# start of Dataset records

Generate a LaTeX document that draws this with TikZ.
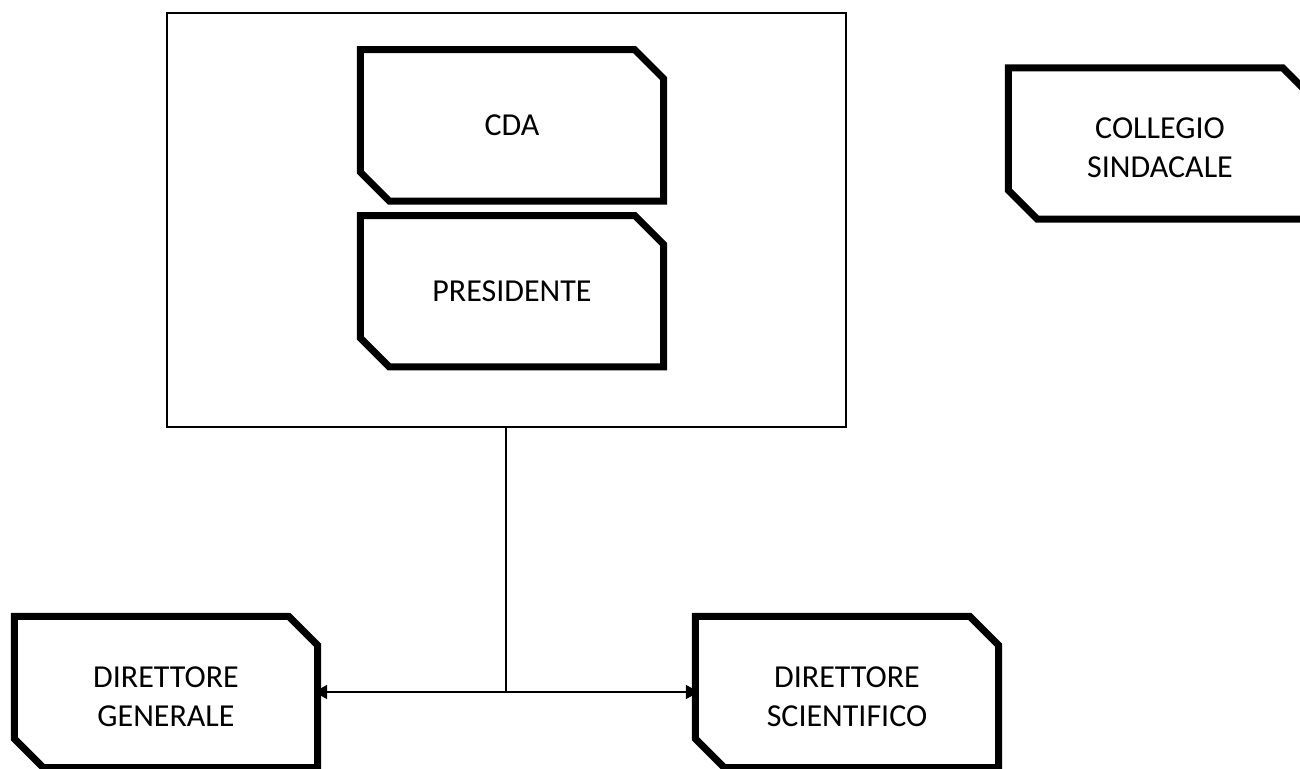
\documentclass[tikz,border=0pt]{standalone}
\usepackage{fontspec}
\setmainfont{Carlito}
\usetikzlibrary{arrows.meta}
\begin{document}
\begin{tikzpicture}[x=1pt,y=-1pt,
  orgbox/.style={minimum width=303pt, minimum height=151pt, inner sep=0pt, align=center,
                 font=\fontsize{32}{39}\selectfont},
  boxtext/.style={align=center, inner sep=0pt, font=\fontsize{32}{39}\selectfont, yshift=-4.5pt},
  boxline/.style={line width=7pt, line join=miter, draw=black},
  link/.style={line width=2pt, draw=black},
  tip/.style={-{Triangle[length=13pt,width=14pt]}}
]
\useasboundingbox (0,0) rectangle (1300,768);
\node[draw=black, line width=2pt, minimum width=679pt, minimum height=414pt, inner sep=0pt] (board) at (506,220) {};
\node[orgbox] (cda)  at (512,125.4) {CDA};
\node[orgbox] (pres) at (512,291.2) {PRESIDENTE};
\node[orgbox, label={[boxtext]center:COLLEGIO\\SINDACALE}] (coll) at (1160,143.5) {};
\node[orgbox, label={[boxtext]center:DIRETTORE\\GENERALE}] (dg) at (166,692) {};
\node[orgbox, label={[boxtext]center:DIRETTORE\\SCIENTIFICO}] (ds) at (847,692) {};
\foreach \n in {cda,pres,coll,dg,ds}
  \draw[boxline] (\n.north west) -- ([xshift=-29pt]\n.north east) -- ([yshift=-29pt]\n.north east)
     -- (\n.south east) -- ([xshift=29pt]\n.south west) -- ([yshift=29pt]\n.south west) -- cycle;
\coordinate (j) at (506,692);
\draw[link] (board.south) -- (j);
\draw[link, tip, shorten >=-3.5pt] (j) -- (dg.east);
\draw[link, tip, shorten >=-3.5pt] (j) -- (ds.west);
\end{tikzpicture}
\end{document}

# end of Dataset records
# start of Dataset records

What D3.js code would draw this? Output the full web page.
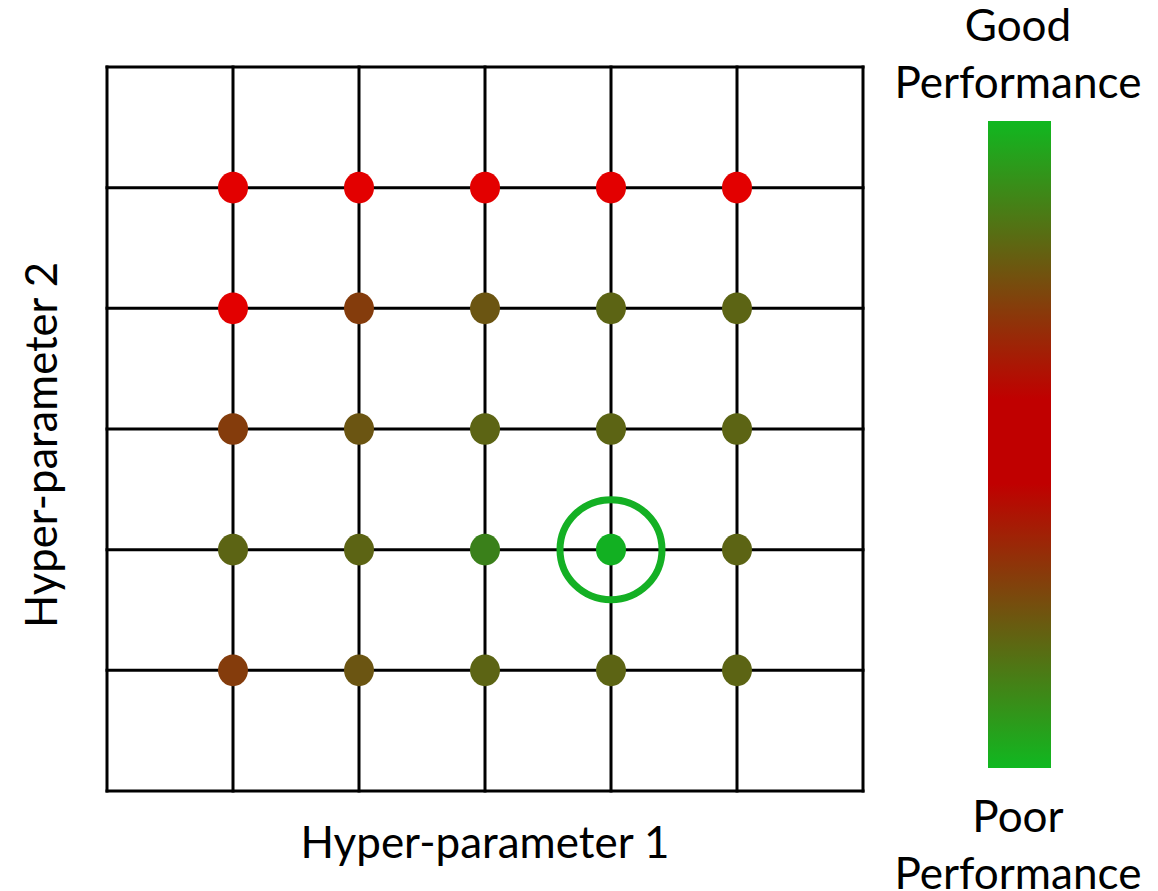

# end of Dataset records

_Exercise details_. Scan the material above for the string "this" and report each line where you find it.

_Result of the exercise_.
Generate a LaTeX document that draws this with TikZ.
What D3.js code would draw this? Output the full web page.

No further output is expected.